Armor: Canada Leads The Way


April 8, 2009: Canadian officers in Afghanistan are advising their American counterparts to bring some M-1 tanks along with their additional combat brigades arriving this year. Canada is the only NATO nation with tanks in Afghanistan, and they have found them very useful while fighting the Taliban. In addition to being immune to enemy fire, the tanks can smash through the walls that surround the many family compounds that dot the Afghan countryside. There is also the fear factor. The Canadian tanks are scary, as well as deadly.

Three years ago, Canada sent 17 of its Leopard 1 tanks to Afghanistan, to give Canadian troops there some extra firepower against the Taliban. But as the warm weather approached, the lack of air conditioning in these elderly tanks became a major problem for the crews. The age of the tanks was a factor as well, so Canada made arrangements with Germany, the manufacturer of the Leopard, to lease twenty of the most modern version of the tank, the Leopard 2A6M.

Canada is the last nation using the Leopard 1. The latest version of the Leopard, the A6M has considerably better protection against mines, roadside bombs and RPG rockets. The 62 ton Leopard 2 has a 120mm main gun and two 7.62mm machine-guns. The 43 ton Leopard 1 has a 105mm gun, and is actually a little slower (65 kilometers an hour). Both tanks have a four man crew. Germany is selling off some of its Leopard 2s, and is offered Canada 80 of them at a bargain price (to be negotiated, but brand new, they cost $6 million each).  Canada wanted to try out the Leopard 2 via the lease first, before deciding to replace all the Leopard Is. If Canada is to maintain a tank force, it needs new vehicles. The Leopard 1s are showing their age, especially with the workout they are getting in Afghanistan.

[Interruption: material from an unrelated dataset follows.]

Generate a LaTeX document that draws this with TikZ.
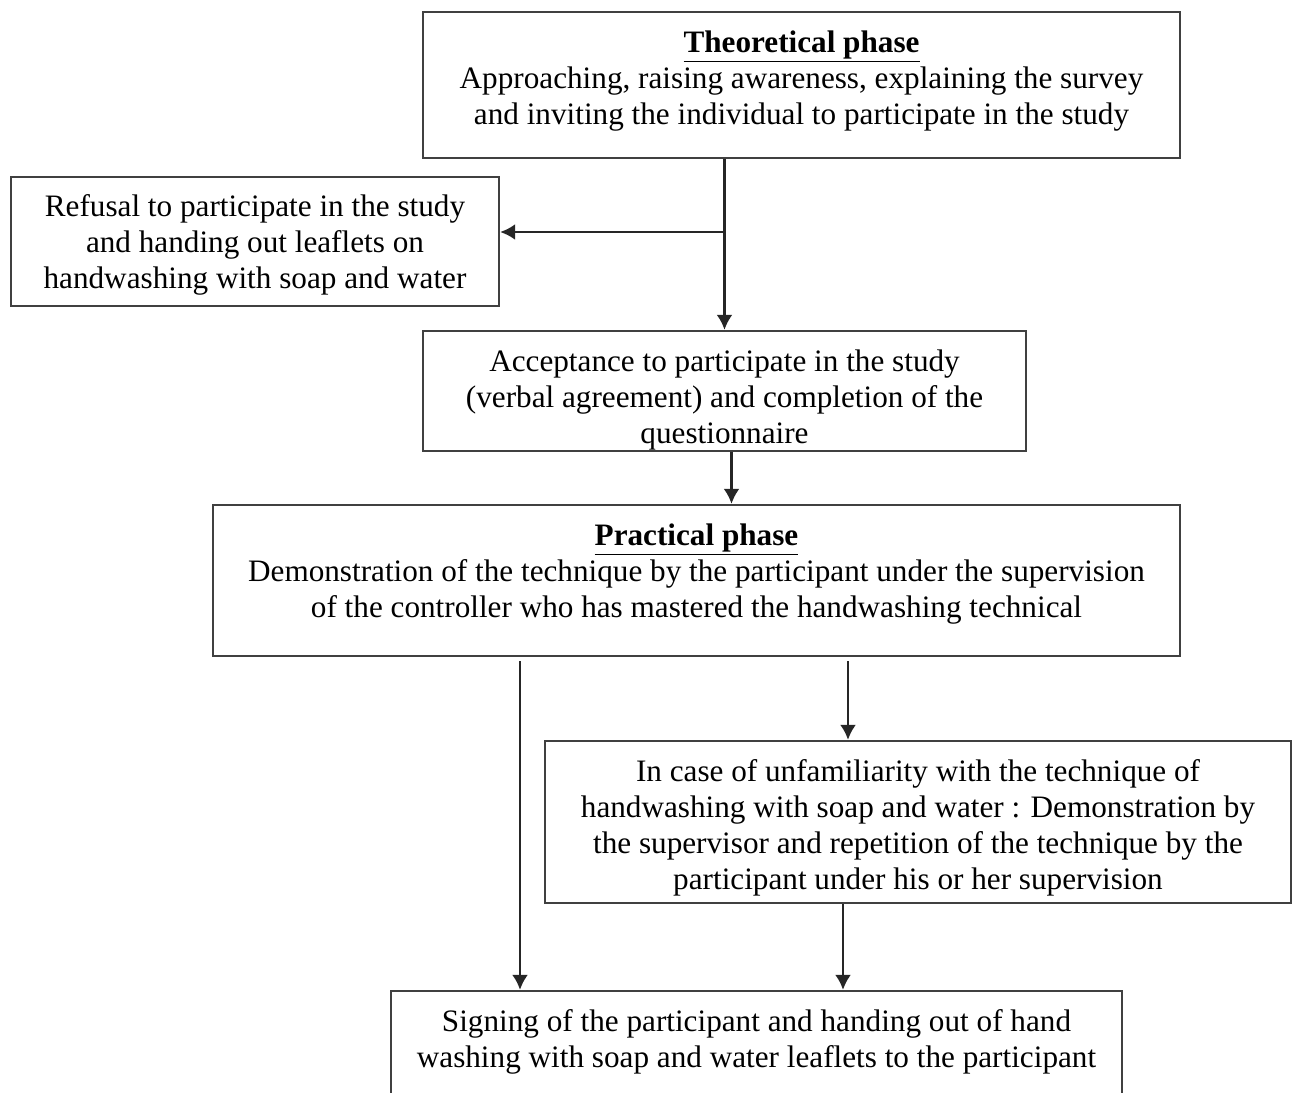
\documentclass[tikz,border=0pt]{standalone}
\usepackage{fontspec}
\setmainfont{Liberation Serif}
\usetikzlibrary{positioning, calc, arrows.meta}

\begin{document}
\begin{tikzpicture}[x=0.5pt, y=-0.5pt, >={Latex[length=7.5pt,width=8pt]},
    box/.style={rectangle, draw=black!75, line width=1.2pt, align=center,
    font=\fontsize{15.6}{18}\selectfont, inner sep=0pt, text depth=0pt},
    link/.style={->, line width=1.2pt, draw=black!85}]

  \clip (0,0) rectangle (1293,1092);

  \node[box, minimum width=378.5pt, minimum height=73pt, text height=39pt] (theo) at (801.5,85)
    {\underline{\textbf{Theoretical phase}}\\
     Approaching, raising awareness, explaining the survey\\
     and inviting the individual to participate in the study};
  \node[box, minimum width=244pt, minimum height=64.5pt, text height=46.5pt] (refuse) at (255,241.5)
    {Refusal to participate in the study\\
     and handing out leaflets on\\
     handwashing with soap and water};
  \node[box, minimum width=301.5pt, minimum height=60pt, text height=52pt] (accept) at (724.5,391)
    {Acceptance to participate in the study\\
     (verbal agreement) and completion of the\\
     questionnaire};
  \node[box, minimum width=483.5pt, minimum height=75.5pt, text height=36.5pt] (practical) at (696.5,580.5)
    {\underline{\textbf{Practical phase}}\\
     Demonstration of the technique by the participant under the supervision\\
     of the controller who has mastered the handwashing technical};
  \node[box, minimum width=373pt, minimum height=81pt, text height=67pt] (unfam) at (918,822)
    {In case of unfamiliarity with the technique of\\
     handwashing with soap and water : Demonstration by\\
     the supervisor and repetition of the technique by the\\
     participant under his or her supervision};
  \node[box, minimum width=365.5pt, minimum height=55pt, text height=21pt] (sign) at (756.5,1046)
    {Signing of the participant and handing out of hand\\
     washing with soap and water leaflets to the participant};

  \coordinate (fork) at ([yshift=4.75pt]refuse.east);
  \coordinate (lcol) at (520,0);
  \coordinate (rcol) at (848,0);
  \coordinate (rcolb) at (843,0);

  \draw[link] (theo.south -| accept.north) -- (accept.north);
  \draw[link] (accept.north |- fork) -- (fork);
  \draw[link] ([xshift=3.5pt]accept.south) -- ([xshift=3.5pt]accept.south |- practical.north);
  \draw[link] ([yshift=-2pt]practical.south -| lcol) -- (sign.north -| lcol);
  \draw[link] ([yshift=-2pt]practical.south -| rcol) -- (unfam.north -| rcol);
  \draw[link] (unfam.south -| rcolb) -- (sign.north -| rcolb);
\end{tikzpicture}
\end{document}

Some Canadian legislators have been inclined to do without tanks, but Canadian military experts pointed out that these combat vehicles can be useful in peacekeeping operations. Not only are they impervious to most weapons, but they scare the hell out of the enemy. The Leopard 2, introduced in the 1980s, is somewhat scarier than the 1960s era Leopard 1. Thus inspired, the Canadian legislators decided to buy 100 Leopard 2s from the Netherlands.

Army commanders are now under pressure to speed up the delivery of the Leopard 2s to the troops. As part of that, arrangements have been made to trade 20 of the Dutch Leopard 2s, upgraded to German standards, for the twenty leased tanks in Afghanistan. Eventually, the hundred tanks will be organized into two tank squadrons, with 20 tanks each. Another 40 will be used for training, and the remaining 20 will be converted to eight engineer combat vehicles (which can also be used as recovery vehicles), while the remaining 12 will be retained for spare parts.

The U.S. has thousands of M-1 tanks available. These vehicles are very similar to the German Leopard 2. So far, other foreign contingents in Afghanistan have been content to use infantry fighting vehicles (IFVs) and MRAP armored trucks. But the IFVs are more vulnerable to RPGs and roadside bombs, while the MRAPs and wheeled armored vehicles have problems negotiating the many dirt roads in Afghanistan. Tanks have none of these problems, and are also useful in pulling other vehicles out of mud or other terrain misadventures.